Location
- Stockwell Avenue Brierley Hill, West Midlands, DY5 2NU England

Information
- Type: Academy
- Trust: Shireland Collegiate Academy Trust
- Department for Education URN: 143818 Tables
- Ofsted: Reports
- Head teacher: Nikki Jones
- Gender: Coeducational
- Age: 11 to 16
- Enrolment: 991
- Website: http://thornsca.org.uk/

= Thorns Collegiate Academy =

Thorns Collegiate Academy is a coeducational secondary school located in Brierley Hill, West Midlands, England.

==Background==
It serves the southern half of Brierley Hill around Withymoor Village and Quarry Bank. The school is a specialist Arts College. Like most schools in Dudley LEA, it has no sixth form.

The school was opened in September 1977 to replace Quarry Bank Boys School and Quarry Bank Girls School, two schools which had existed on Coppice Lane since the early 1930s. The new school was situated on Stockwell Avenue and now has more than 1,300 pupils aged 11–16 on the roll. In 2002 it became a performing arts college.

The first buildings at the present site were opened in the early 1970s as an annexe to the Quarry Bank school for older pupils. By 1975, almost 20 mobile classrooms had been erected at the new site in Stockwell Avenue as it now accommodated the majority of the school's pupils. A second building was added in 1977 as the Coppice Lane buildings were closed and the school was now located on the same site with a new name.

The buildings on Coppice Lane were demolished soon afterwards and redeveloped for housing; one for council housing, the other for private housing.

Two more classroom blocks were added during the 1980s and the most recent building was opened in 1991, by which time the school had 1,200 pupils following the first intake of 11-year-olds in September 1990 - the starting age for pupils in the local area had increased to 12 in 1972.

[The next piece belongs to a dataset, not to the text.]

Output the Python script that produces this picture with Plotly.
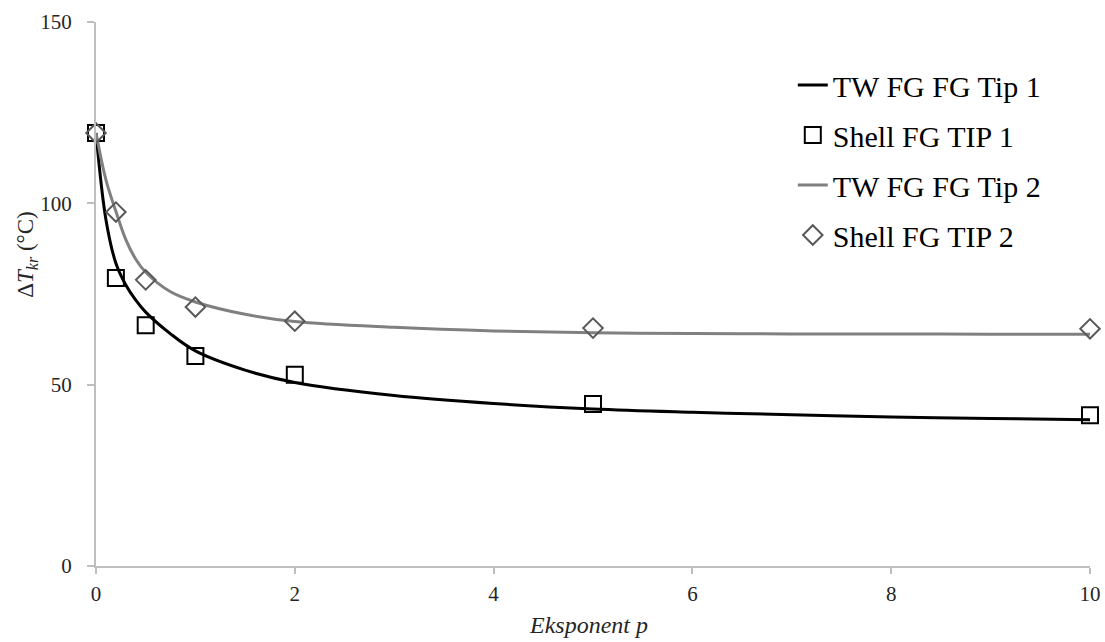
import plotly.graph_objects as go

# TW curves
tw_x = [0, 0.1, 0.2, 0.3, 0.4, 0.5, 0.75, 1, 1.5, 2, 3, 4, 5, 6, 7, 8, 9, 10]
tw1_y = [119.4, 95.5, 83.5, 77.5, 73.3, 70.0, 64.0, 59.3, 54.0, 50.6, 47.0, 44.8, 43.3, 42.4, 41.7, 41.1, 40.7, 40.3]
tw2_y = [119.4, 106.5, 97.8, 90.0, 84.6, 81.0, 75.6, 72.8, 69.4, 67.4, 65.8, 64.8, 64.3, 64.1, 64.0, 64.0, 63.9, 63.9]

# Shell points
shell_x = [0, 0.2, 0.5, 1, 2, 5, 10]
shell1_y = [119.4, 79.4, 66.4, 57.9, 52.7, 44.7, 41.6]
shell2_y = [119.4, 97.6, 78.9, 71.4, 67.5, 65.6, 65.4]

x_ticks = [0, 2, 4, 6, 8, 10]
y_ticks = [0, 50, 100, 150]

FONT = "'Liberation Serif', 'Times New Roman', Times, serif"

fig = go.Figure()
fig.add_trace(go.Scatter(x=tw_x, y=tw1_y, mode="lines", name="TW FG FG Tip 1", cliponaxis=False,
                         line=dict(color="black", width=3, shape="spline"), legendgroup="a"))
fig.add_trace(go.Scatter(x=shell_x, y=shell1_y, mode="markers", name="Shell FG TIP 1", cliponaxis=False,
                         marker=dict(symbol="square-open", size=16, color="black", line=dict(width=2)),
                         legendgroup="b"))
fig.add_trace(go.Scatter(x=tw_x, y=tw2_y, mode="lines", name="TW FG FG Tip 2", cliponaxis=False,
                         line=dict(color="#808080", width=3, shape="spline"), legendgroup="c"))
fig.add_trace(go.Scatter(x=shell_x, y=shell2_y, mode="markers", name="Shell FG TIP 2", cliponaxis=False,
                         marker=dict(symbol="diamond-open", size=15, color="#595959", line=dict(width=2)),
                         legendgroup="d"))

fig.update_layout(
    width=1105, height=642,
    margin=dict(l=96, r=15, t=22, b=76),
    paper_bgcolor="white", plot_bgcolor="white",
    font=dict(family=FONT, color="black", size=21),
    legend=dict(x=0.701, y=0.932, xanchor="left", yanchor="top",
                font=dict(family=FONT, size=30, color="black"),
                traceorder="grouped", tracegroupgap=8,
                bgcolor="rgba(0,0,0,0)"),
    xaxis=dict(range=[0, 10], tickvals=x_ticks, showgrid=False, zeroline=False, automargin=False,
               showline=True, linecolor="#BFBFBF", linewidth=2,
               ticks="outside", tickcolor="#BFBFBF", ticklen=6, tickwidth=2, ticklabelstandoff=2,
               tickfont=dict(family=FONT, size=21, color="#262626")),
    yaxis=dict(range=[0, 150], tickvals=y_ticks, showgrid=False, zeroline=False, automargin=False,
               showline=True, linecolor="#BFBFBF", linewidth=2,
               ticks="outside", tickcolor="#BFBFBF", ticklen=7, tickwidth=2, ticklabelstandoff=11,
               tickfont=dict(family=FONT, size=21, color="#262626")),
    annotations=[
        dict(text="<i>Eksponent p</i>", xref="paper", yref="paper", x=0.495, y=-0.108,
             xanchor="center", yanchor="middle", showarrow=False,
             font=dict(family=FONT, size=24, color="#262626")),
        dict(text="Δ<i>T</i><sub><i>kr</i></sub> (°C)", xref="paper", yref="paper", x=-0.0694, y=0.572,
             xanchor="center", yanchor="middle", textangle=-90, showarrow=False,
             font=dict(family=FONT, size=23, color="#262626")),
    ],
)

fig.write_html("out.html", config={"displayModeBar": False},
               post_script="document.body.style.margin='0';document.body.style.overflow='hidden';")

It is named after Thorns Road (A4036). Other schools to form the school are the Quarry Bank Senior Girls and Quarry Bank Senior Boys when in Staffordshire on Coppice Lane which became the Quarry Bank Secondary Modern School, and another was the Mill Street Technical College. The site on Coppice Lane closed in 1977.

In September 2008, it became a trust school, part of The Stourbridge Educational Trust (TSET), along with other Stourbridge secondary schools, [Pedmore Technology College], [Redhill School, Stourbridge] and [Ridgewood High School, West Midlands].

On the College site over the past year, Thorns Community Learning Village has been developed, comprising Thorns Primary School, Thorns Community College and a school for students with special needs, which will replace the facilities currently provided by Old Park School.

Thorns community college is a performing arts college. It won the ARTS mark gold twice, and has a dance studio, a drama theatre, a drama club and dance club. It has won awards for its performances in dance, drama and music. Also every year it holds a dance festival.

The English, ICT and Vocational Education block at the school was declared unsafe in September 2010 and the cost of making it safe was estimated at £600,000. 11 mobile classrooms were put into place to replace these buildings until they were remedied or rebuilt.

Previously a foundation school administered by Dudley Metropolitan Borough Council, in September 2017 Thorns Community College converted to academy status and was renamed Thorns Collegiate Academy. The school is now sponsored by the Shireland Collegiate Academy Trust.

==Notable former pupils==
Famous alumni include the footballer Trevor Smith and footballer Danny Batth, captain of Wolverhampton Wanderers 2017-2018 Championship winning team.